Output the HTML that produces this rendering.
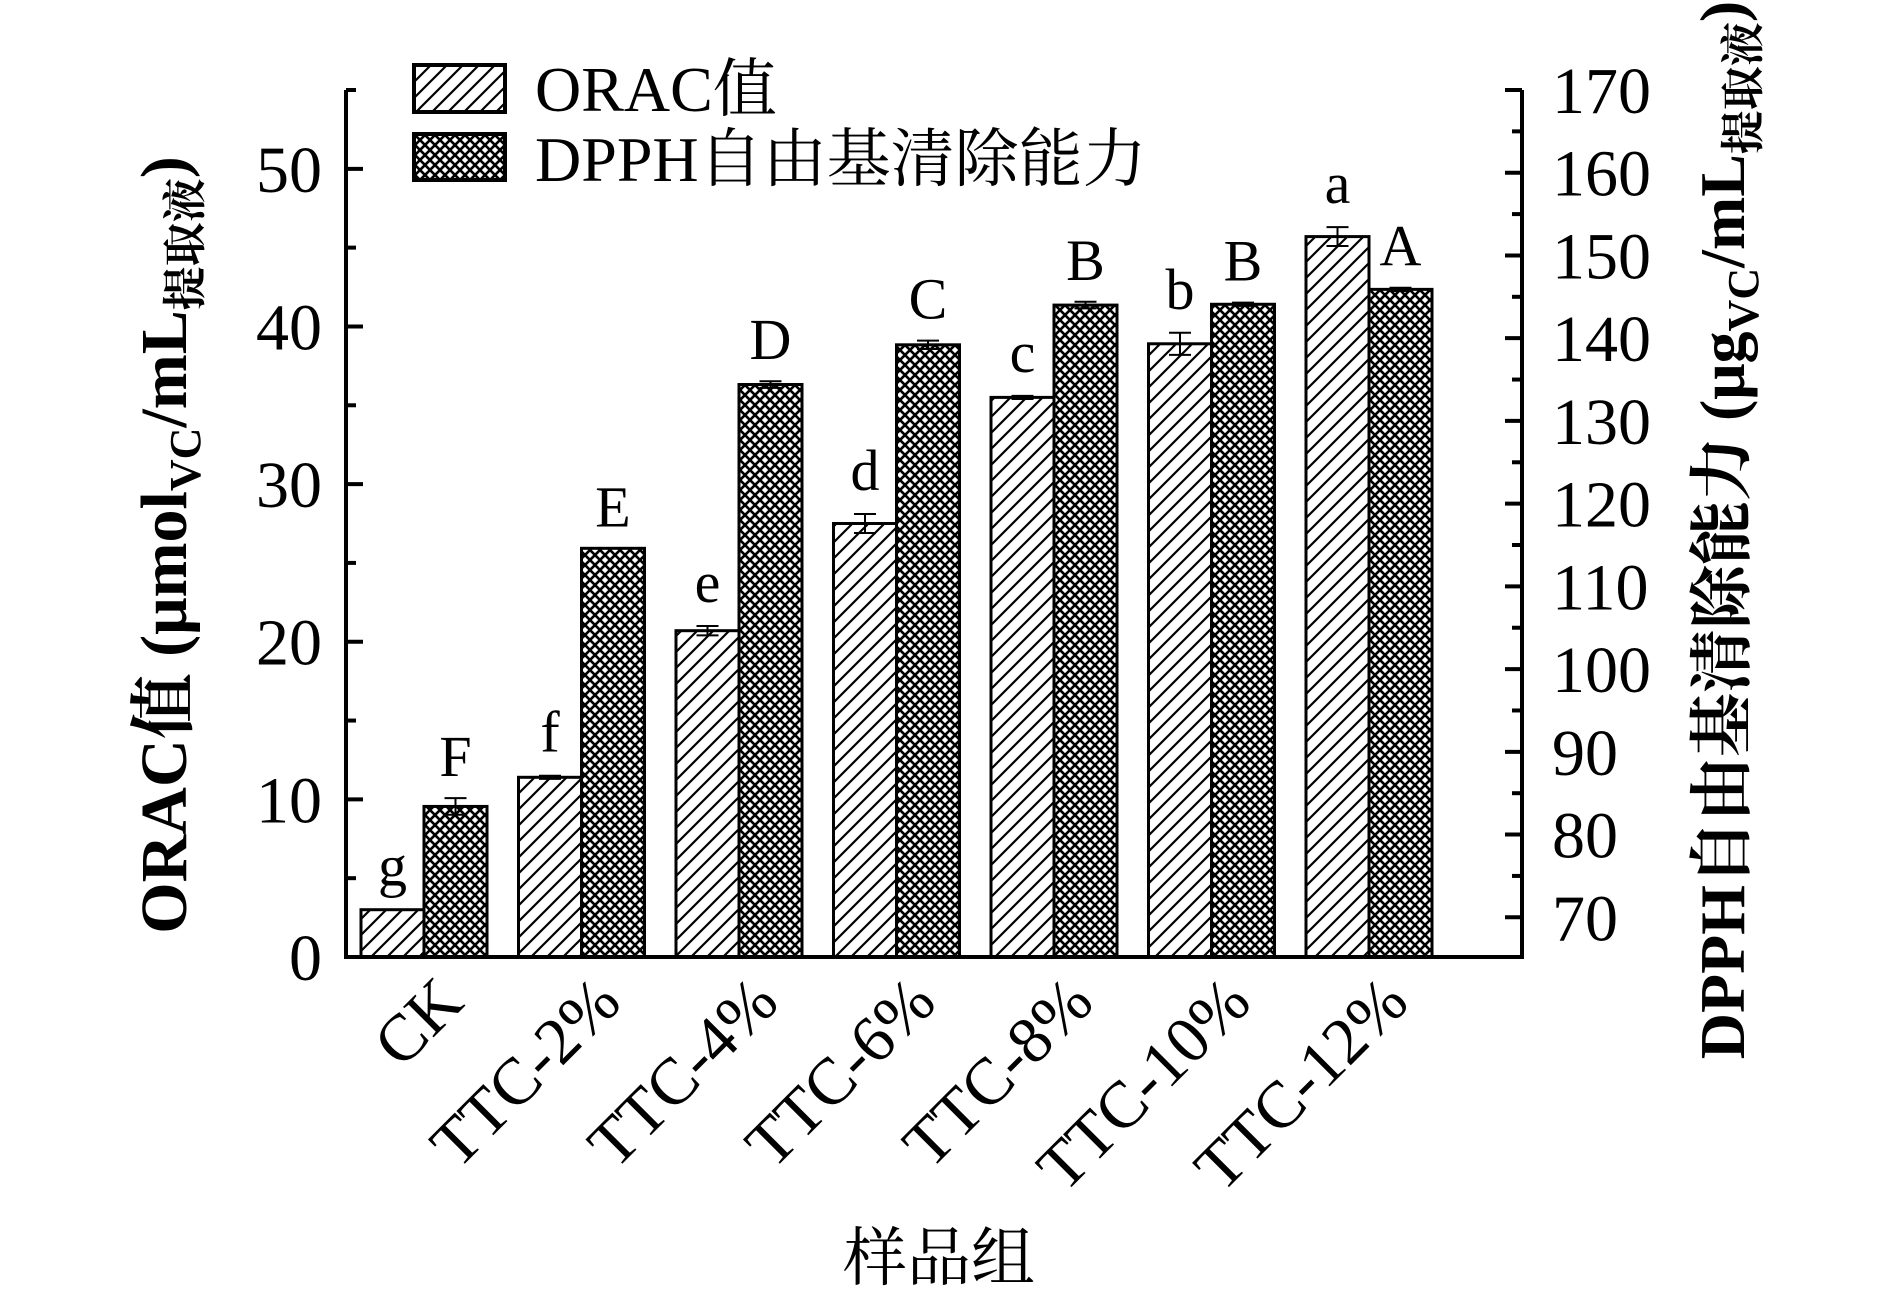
<!DOCTYPE html>
<html><head><meta charset="utf-8"><style>
html,body{margin:0;padding:0;background:#fff;}
svg{display:block;}
text{font-family:"Liberation Serif","Noto Serif CJK SC",serif;fill:#000;}
</style></head><body>
<svg id="chart" width="1890" height="1294" viewBox="0 0 1890 1294" xmlns="http://www.w3.org/2000/svg">
<defs>
<pattern id="hatch" patternUnits="userSpaceOnUse" width="16" height="16">
<rect width="16" height="16" fill="#fff"/>
<path d="M-4,4 L4,-4 M0,16 L16,0 M12,20 L20,12" stroke="#000" stroke-width="2.2"/>
</pattern>
<pattern id="cross" patternUnits="userSpaceOnUse" width="10" height="10">
<rect width="10" height="10" fill="#fff"/>
<path d="M0,0 L10,10 M10,0 L0,10" stroke="#000" stroke-width="2.6"/>
</pattern>
</defs>
<g id="plot"></g>
</svg>
<script>
const categories = ["CK","TTC-2%","TTC-4%","TTC-6%","TTC-8%","TTC-10%","TTC-12%"];
const oracValues = [3.0, 11.4, 20.7, 27.5, 35.5, 38.9, 45.7];
const oracErrors = [0.0, 0.1, 0.3, 0.6, 0.1, 0.7, 0.6];
const oracLetters = ["g","f","e","d","c","b","a"];
const dpphValues = [83.4, 114.6, 134.4, 139.2, 144.0, 144.1, 145.9];
const dpphErrors = [1.0, 0.0, 0.4, 0.5, 0.4, 0.2, 0.2];
const dpphLetters = ["F","E","D","C","B","B","A"];
const leftTicks = [0,10,20,30,40,50];
const rightTicks = [70,80,90,100,110,120,130,140,150,160,170];

const NS = "http://www.w3.org/2000/svg";
const g = document.getElementById('plot');
const X0 = 346, X1 = 1522, Y0 = 957, YT = 90;
const yL = v => Y0 - (v - 0) / 55 * (Y0 - YT);
const RMIN = 65.2, RMAX = 170;
const yR = v => Y0 - (v - RMIN) / (RMAX - RMIN) * (Y0 - YT);
const groupX = i => 361 + i * 157.5;
const BW = 63;

function el(tag, attrs, text) {
  const e = document.createElementNS(NS, tag);
  for (const k in attrs) e.setAttribute(k, attrs[k]);
  if (text !== undefined) e.textContent = text;
  g.appendChild(e);
  return e;
}

function errBar(cx, top, errPx) {
  if (errPx < 0.5) return;
  const l = el('path', {d:`M${cx},${top-errPx} L${cx},${top+errPx} M${cx-11},${top-errPx} L${cx+11},${top-errPx} M${cx-11},${top+errPx} L${cx+11},${top+errPx}`, stroke:'#000','stroke-width':2, fill:'none'});
  
  
}

categories.forEach((c, i) => {
  const x = groupX(i);
  const t1 = yL(oracValues[i]);
  const r1 = el('rect', {x:x, y:t1, width:BW, height:Y0 - t1, fill:'url(#hatch)', stroke:'#000','stroke-width':3});
  
  
  const e1 = yL(oracValues[i]) - yL(oracValues[i] + oracErrors[i]);
  errBar(x + BW/2, t1, e1);
  const l1 = el('text', {x:x + BW/2, y:t1 - Math.max(e1,0) - 24, 'font-size':58, 'text-anchor':'middle'}, oracLetters[i]);
  
  
  const t2 = yR(dpphValues[i]);
  const r2 = el('rect', {x:x + BW, y:t2, width:BW, height:Y0 - t2, fill:'url(#cross)', stroke:'#000','stroke-width':3});
  
  
  const e2 = yR(dpphValues[i]) - yR(dpphValues[i] + dpphErrors[i]);
  errBar(x + BW*1.5, t2, e2);
  const l2 = el('text', {x:x + BW*1.5, y:t2 - Math.max(e2,0) - 22, 'font-size':58, 'text-anchor':'middle'}, dpphLetters[i]);
  
  
  const cx = x + BW + 42, cy = 1005;
  const tl = el('text', {x:cx, y:cy, 'font-size':66, 'text-anchor':'end', transform:`rotate(-45 ${cx} ${cy})`}, c);
  
  
});

const ax = el('path', {d:`M${X0},${YT} L${X0},${Y0} L${X1},${Y0} L${X1},${YT}`, stroke:'#000','stroke-width':4, fill:'none'});



for (let v = 0; v <= 55; v += 5) {
  const y = yL(v), major = v % 10 === 0;
  el('line', {x1:X0, x2:X0 + (major ? 17 : 10), y1:y, y2:y, stroke:'#000','stroke-width':4});
}
leftTicks.forEach(v => {
  const t = el('text', {x:322, y:yL(v) + 23, 'font-size':66, 'text-anchor':'end'}, String(v));
  
  
});
for (let v = 70; v <= 170; v += 5) {
  const y = yR(v), major = v % 10 === 0;
  el('line', {x1:X1, x2:X1 - (major ? 17 : 10), y1:y, y2:y, stroke:'#000','stroke-width':4});
}
rightTicks.forEach(v => {
  const t = el('text', {x:1552, y:yR(v) + 23, 'font-size':66, 'text-anchor':'start'}, String(v));
  
  
});
</script>
<svg width="1890" height="1294" style="position:absolute;left:0;top:0" xmlns="http://www.w3.org/2000/svg">
<g>
<rect x="414" y="65" width="91" height="47" fill="url(#hatch)" stroke="#000" stroke-width="4"/>
<text x="535" y="111" font-size="64" style="font-family:'Liberation Serif','Noto Serif CJK SC',serif">ORAC值</text>
<rect x="414" y="134" width="91" height="46" fill="url(#cross)" stroke="#000" stroke-width="4"/>
<text x="535" y="181" font-size="64" style="font-family:'Liberation Serif','Noto Serif CJK SC',serif">DPPH自由基清除能力</text>
</g>
<text transform="translate(186 545) rotate(-90)" text-anchor="middle" font-size="66" font-weight="bold" style="font-family:'Liberation Serif','Noto Serif CJK SC',serif">ORAC值 (μmol<tspan font-size="44" dy="14">VC</tspan><tspan dy="-14">/mL</tspan><tspan font-size="44" dy="14">提取液</tspan><tspan dy="-14">)</tspan></text>
<text transform="translate(1744 530) rotate(-90)" text-anchor="middle" font-size="64" font-weight="bold" style="font-family:'Liberation Serif','Noto Serif CJK SC',serif">DPPH自由基清除能力 (μg<tspan font-size="44" dy="14">VC</tspan><tspan dy="-14">/mL</tspan><tspan font-size="44" dy="14">提取液</tspan><tspan dy="-14">)</tspan></text>
<text x="939" y="1280" text-anchor="middle" font-size="64" style="font-family:'Liberation Serif','Noto Serif CJK SC',serif">样品组</text>
</svg>
</body></html>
——
§ **Exercise goal**: Except for the pictures, print the data above exactly.

§ **Expected answer**:
Output the HTML that produces this rendering.
<!DOCTYPE html>
<html><head><meta charset="utf-8"><style>
html,body{margin:0;padding:0;background:#fff;}
svg{display:block;}
text{font-family:"Liberation Serif","Noto Serif CJK SC",serif;fill:#000;}
</style></head><body>
<svg id="chart" width="1890" height="1294" viewBox="0 0 1890 1294" xmlns="http://www.w3.org/2000/svg">
<defs>
<pattern id="hatch" patternUnits="userSpaceOnUse" width="16" height="16">
<rect width="16" height="16" fill="#fff"/>
<path d="M-4,4 L4,-4 M0,16 L16,0 M12,20 L20,12" stroke="#000" stroke-width="2.2"/>
</pattern>
<pattern id="cross" patternUnits="userSpaceOnUse" width="10" height="10">
<rect width="10" height="10" fill="#fff"/>
<path d="M0,0 L10,10 M10,0 L0,10" stroke="#000" stroke-width="2.6"/>
</pattern>
</defs>
<g id="plot"></g>
</svg>
<script>
const categories = ["CK","TTC-2%","TTC-4%","TTC-6%","TTC-8%","TTC-10%","TTC-12%"];
const oracValues = [3.0, 11.4, 20.7, 27.5, 35.5, 38.9, 45.7];
const oracErrors = [0.0, 0.1, 0.3, 0.6, 0.1, 0.7, 0.6];
const oracLetters = ["g","f","e","d","c","b","a"];
const dpphValues = [83.4, 114.6, 134.4, 139.2, 144.0, 144.1, 145.9];
const dpphErrors = [1.0, 0.0, 0.4, 0.5, 0.4, 0.2, 0.2];
const dpphLetters = ["F","E","D","C","B","B","A"];
const leftTicks = [0,10,20,30,40,50];
const rightTicks = [70,80,90,100,110,120,130,140,150,160,170];

const NS = "http://www.w3.org/2000/svg";
const g = document.getElementById('plot');
const X0 = 346, X1 = 1522, Y0 = 957, YT = 90;
const yL = v => Y0 - (v - 0) / 55 * (Y0 - YT);
const RMIN = 65.2, RMAX = 170;
const yR = v => Y0 - (v - RMIN) / (RMAX - RMIN) * (Y0 - YT);
const groupX = i => 361 + i * 157.5;
const BW = 63;

function el(tag, attrs, text) {
  const e = document.createElementNS(NS, tag);
  for (const k in attrs) e.setAttribute(k, attrs[k]);
  if (text !== undefined) e.textContent = text;
  g.appendChild(e);
  return e;
}

function errBar(cx, top, errPx) {
  if (errPx < 0.5) return;
  const l = el('path', {d:`M${cx},${top-errPx} L${cx},${top+errPx} M${cx-11},${top-errPx} L${cx+11},${top-errPx} M${cx-11},${top+errPx} L${cx+11},${top+errPx}`, stroke:'#000','stroke-width':2, fill:'none'});
  
  
}

categories.forEach((c, i) => {
  const x = groupX(i);
  const t1 = yL(oracValues[i]);
  const r1 = el('rect', {x:x, y:t1, width:BW, height:Y0 - t1, fill:'url(#hatch)', stroke:'#000','stroke-width':3});
  
  
  const e1 = yL(oracValues[i]) - yL(oracValues[i] + oracErrors[i]);
  errBar(x + BW/2, t1, e1);
  const l1 = el('text', {x:x + BW/2, y:t1 - Math.max(e1,0) - 24, 'font-size':58, 'text-anchor':'middle'}, oracLetters[i]);
  
  
  const t2 = yR(dpphValues[i]);
  const r2 = el('rect', {x:x + BW, y:t2, width:BW, height:Y0 - t2, fill:'url(#cross)', stroke:'#000','stroke-width':3});
  
  
  const e2 = yR(dpphValues[i]) - yR(dpphValues[i] + dpphErrors[i]);
  errBar(x + BW*1.5, t2, e2);
  const l2 = el('text', {x:x + BW*1.5, y:t2 - Math.max(e2,0) - 22, 'font-size':58, 'text-anchor':'middle'}, dpphLetters[i]);
  
  
  const cx = x + BW + 42, cy = 1005;
  const tl = el('text', {x:cx, y:cy, 'font-size':66, 'text-anchor':'end', transform:`rotate(-45 ${cx} ${cy})`}, c);
  
  
});

const ax = el('path', {d:`M${X0},${YT} L${X0},${Y0} L${X1},${Y0} L${X1},${YT}`, stroke:'#000','stroke-width':4, fill:'none'});



for (let v = 0; v <= 55; v += 5) {
  const y = yL(v), major = v % 10 === 0;
  el('line', {x1:X0, x2:X0 + (major ? 17 : 10), y1:y, y2:y, stroke:'#000','stroke-width':4});
}
leftTicks.forEach(v => {
  const t = el('text', {x:322, y:yL(v) + 23, 'font-size':66, 'text-anchor':'end'}, String(v));
  
  
});
for (let v = 70; v <= 170; v += 5) {
  const y = yR(v), major = v % 10 === 0;
  el('line', {x1:X1, x2:X1 - (major ? 17 : 10), y1:y, y2:y, stroke:'#000','stroke-width':4});
}
rightTicks.forEach(v => {
  const t = el('text', {x:1552, y:yR(v) + 23, 'font-size':66, 'text-anchor':'start'}, String(v));
  
  
});
</script>
<svg width="1890" height="1294" style="position:absolute;left:0;top:0" xmlns="http://www.w3.org/2000/svg">
<g>
<rect x="414" y="65" width="91" height="47" fill="url(#hatch)" stroke="#000" stroke-width="4"/>
<text x="535" y="111" font-size="64" style="font-family:'Liberation Serif','Noto Serif CJK SC',serif">ORAC值</text>
<rect x="414" y="134" width="91" height="46" fill="url(#cross)" stroke="#000" stroke-width="4"/>
<text x="535" y="181" font-size="64" style="font-family:'Liberation Serif','Noto Serif CJK SC',serif">DPPH自由基清除能力</text>
</g>
<text transform="translate(186 545) rotate(-90)" text-anchor="middle" font-size="66" font-weight="bold" style="font-family:'Liberation Serif','Noto Serif CJK SC',serif">ORAC值 (μmol<tspan font-size="44" dy="14">VC</tspan><tspan dy="-14">/mL</tspan><tspan font-size="44" dy="14">提取液</tspan><tspan dy="-14">)</tspan></text>
<text transform="translate(1744 530) rotate(-90)" text-anchor="middle" font-size="64" font-weight="bold" style="font-family:'Liberation Serif','Noto Serif CJK SC',serif">DPPH自由基清除能力 (μg<tspan font-size="44" dy="14">VC</tspan><tspan dy="-14">/mL</tspan><tspan font-size="44" dy="14">提取液</tspan><tspan dy="-14">)</tspan></text>
<text x="939" y="1280" text-anchor="middle" font-size="64" style="font-family:'Liberation Serif','Noto Serif CJK SC',serif">样品组</text>
</svg>
</body></html>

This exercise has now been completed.